Carlos Natálio, 19 de Junho
Se pensar naquilo que nos faz rever vezes sem conta filmes como Halloween (Regresso do Mal, 1978) ou Suspiria (Suspiria, 1877), clássicos do terror, penso numa justa medida entre a construção de um imaginário (não confundir com enredo) e a constituição de motivos visuais e ideias de realização – uma “estória” da câmara que reforça, aumenta ou contraria a primeira. O olho platónico tem tendência a fechar-se diante da técnica em ataque cego a uma suposta “magreza” dramática do género. Fazer crítica assim é como tentar caçar moscas com um martelo. Mas com The Conjuring: The Devil Made Me Do It (The Conjuring 3 – A Obra do Diabo, 2021) nem é preciso chamar a forma e a senhora Sontag à colação. James Wan passou a batuta a Michael Chaves, no terceiro volume da série – que vem capitalizando ainda os despojos do velhinho The Exorcist (O Exorcista, 1973) – e a coisa descambou.
O filme, baseado num caso verídico em que pela primeira vez num tribunal a defesa alegou que o réu estava possuído pelo demónio quando cometeu homicídio, procura sair um bocadinho, não muito, da lógica da casa assombrada. Voltam Patrick Wilson e Vera Farmiga, tentando refazer momentos memoráveis (“rentáveis”) dos filmes anteriores, mas aqui cada vez mais em modo Mulder e Scully num episódio estendido da famosa série televisiva. Chaves ilustra esses momentos de susto, possessão, intriga, violência extrema, sem conseguir dar nada de realmente seu: temos planos do martelo de Wilson (pun intended) a raspar no solo, temos desfoques da imagem nos momentos das visões de Farmiga, suportamos o slow motion ou as acelerações para os cheap thrills, bocejamos com as aparições dos corpos grotescos de Romero, e rimos com a freira que agora é apenas uma senhora muito magra e bizarra. A diferença entre Wan e Chaves é a mesma que podemos encontrar entre um Edgar Allan Poe de pena em riste e a escrita automática do Google a que recorre um aluno erasmus à rasca com um trabalho de fim de semestre.

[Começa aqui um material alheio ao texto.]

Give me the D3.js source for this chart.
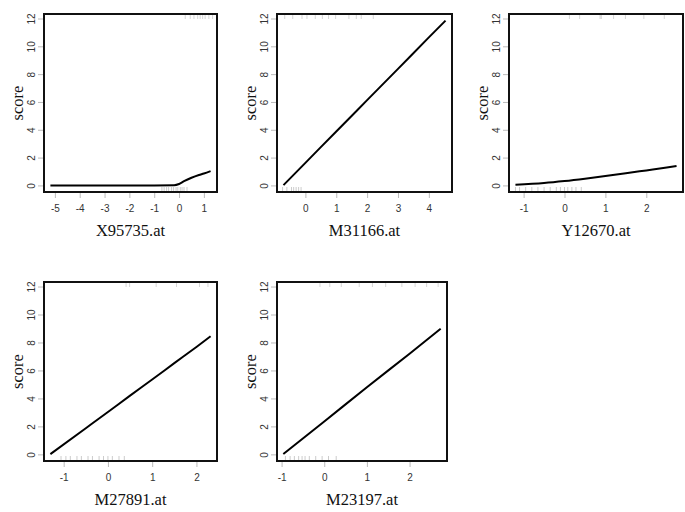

Carlos Natálio, 19 de Junho
Já que é suposto falarmos de sincronias, o último filme da dupla Justin Benson e Aaron Moorhead é um bom exemplo de uma das dessincronias mais enervantes no cinema popular de acção/ficção científica. A tendência para a explicação que acaba por aplainar o território daquilo que se construiu. Neste caso estamos na premissa de prisões no tempo – como se estivéssemos a ver ainda The Endless (O Interminável, 2017), mas do lado de fora do loop. No entanto, ao contrário deste, que nos mantinha “presos” (sincronizados) até aos últimos instantes, aqui, o seu protagonista Steve (Anthony Mackie), quando descobre o que de estranho se está a passar, filma-se explicando-nos muito bem essa ligação entre o presente e uma droga que encalha as pessoas no passado.
É como uma anedota que há necessidade de explicar a graça. Uma dessincronia que acontece também, por vezes, ao inverso: não uma complexidade simplificada, mas uma simplicidade complexificada. Uma straight story cheia de detritos narrativos que a tornam falsamente obesa, uma obesidade sem drama. É o método noliano, que não deixa, no entanto, de nos aplicar o golpe de mestre: a verdadeira complexidade está na técnica. Em Synchronic (Sincrónico, 2019) o passado irrompe de forma demasiado conveniente – como sketches retirados de Game of Thrones (A Guerra dos Tronos, 2011-2019) -, restando-nos os diálogos sobre o aproveitamento da vida, a amizade, entre os dois paramédicos, num buddy movie vagamente irónico, vagamente depressivo. Por isso, temos mais ciência da ficção e menos ficção da ciência. No caso de Benson e Moorehead isso significa que meteram uma mudança abaixo.